Fragmento de “Confesionarios
improvisados”
Texto: Agustín Dellepiane / Imagen: Lucila
Valentini
No se sabe bien por qué, si es que los
confesionarios más “institucionalizados” donde usualmente atienden los curas,
los psicólogos, los psiquiatras, los abogados, no alcanzan, perdieron
legitimidad o simplemente no funcionan para todos. Lo cierto es que, hoy en día
(o quizás siempre), en el lugar menos pensado alguien arma un confesionario
improvisado. Así, peluqueras, depiladoras, taxistas, deben recibir una
confesión que pide a gritos salir de la boca de sus clientes, y con ella
también absorben su poderosa carga afectiva.
Para realizar esta nota recurrí a un
terreno poco explorado y en el que se ve con mayor crudeza la relación
Consumidor - Prestador de Servicio, que pareciera ser el cimiento donde se sostienen
estos confesionarios.

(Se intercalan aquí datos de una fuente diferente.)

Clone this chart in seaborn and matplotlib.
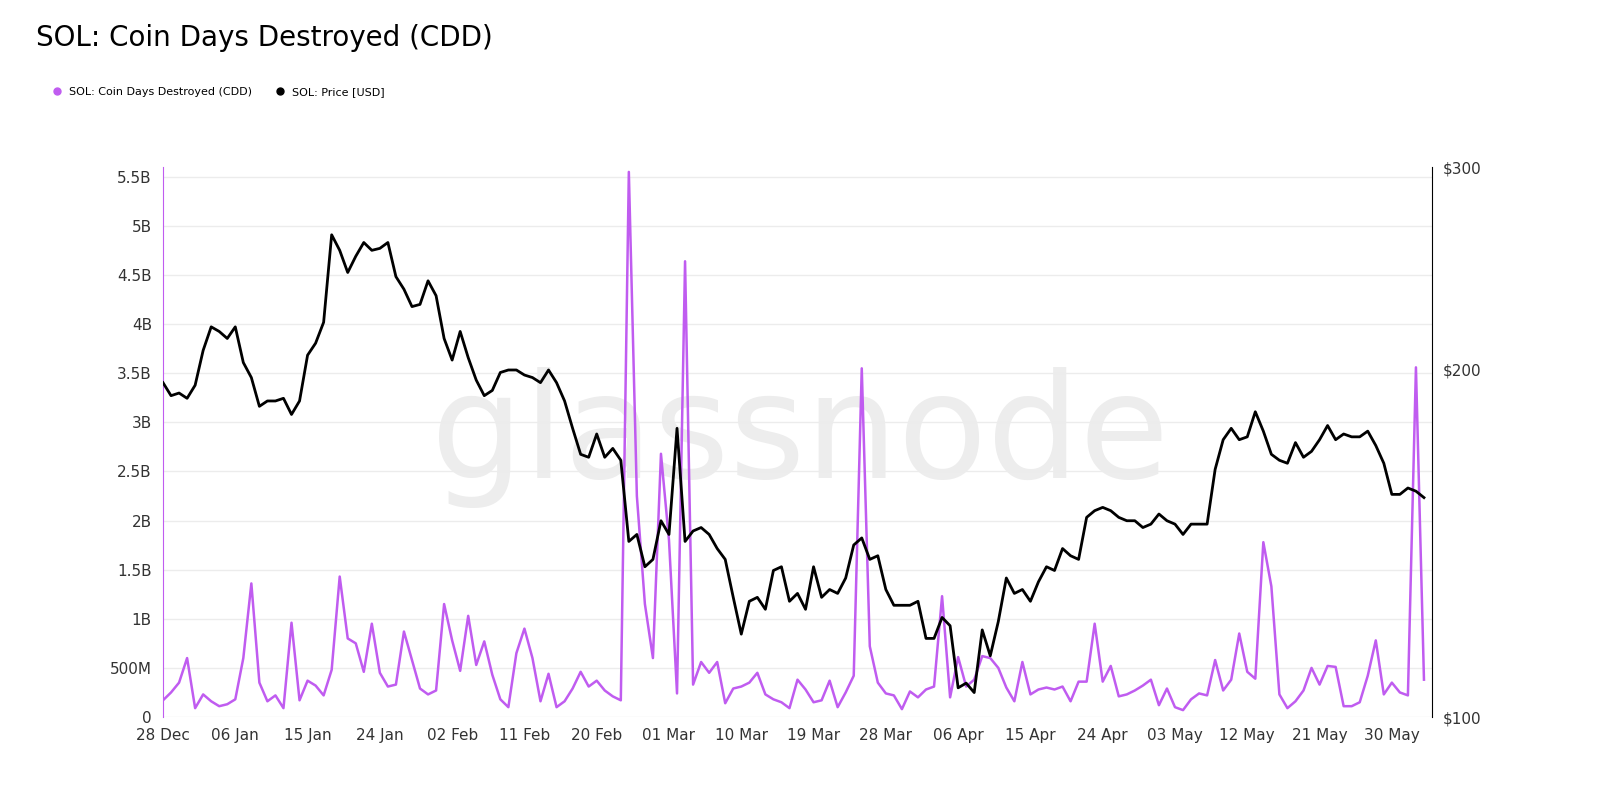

Aquí, la entrevista a una trabajadora sexual, más
conocida popularmente como prostituta,
que pertenece a AMMAR (Asociación de Mujeres Meretrices de la Argentina).
AD: ¿Qué tipo de confesiones te hacen tus
clientes?
TS: Los
hombres me cuentan sus intimidades. Sus gustos sexuales, la calentura con la
secretaria. Me hablan de cosas que con sus mujeres no harían: los juguetes, el
cambio de roles o un simple pete que no le piden desde que esos labios besan a
sus hijos. Además, a veces hacen catarsis: cuentan los problemas del trabajo,
problemas con los socios, que en vez de decirle todo eso a ellos se enojan conmigo.
No me pegan sino que descargan esa bronca hablando. Me dice: “Mi socio me re
caga. No sabe hacer nada y se lleva la misma plata”. Le digo: “Eso te pasa
porque sos buena persona”. Y él concluye: “Sí, yo soy bueno”. En general, les doy
música para sus oídos.
AD: ¿Hay
algún otro tipo de confesión?
TS: Si,
por ejemplo: una noche un muchacho de unos treinta y pico de años me levantó en
la esquina y me llevó al hotel. Yo sabía que quería hablar y no otra cosa
porque no quiso que me desvistiese. Entonces, me largó que se había peleado con
su mujer y que se iban a separar y no paraba de hablar. El tipo buscaba la
mirada de una mujer. Así que le pregunté si la quería. Él me contestó que sí. Y
yo le recomendé que la invitase a tomar algo porque a veces en la casa es
difícil hablar, más ellos que tenían hijos. Una salida, por ahí, les
posibilitaba escucharse. Si la mujer le gritaba quizás era porque le quería
decir algo. Varios meses después me levantó la misma camioneta. Yo no sabía que
era él porque me encuentro a mucha gente por día. La cuestión es que, arriba de
su camioneta, me ofreció la misma plata que la otra vez (era bastante) y me dio
las gracias porque yo lo ayudé a salvar su matrimonio. Y se fue.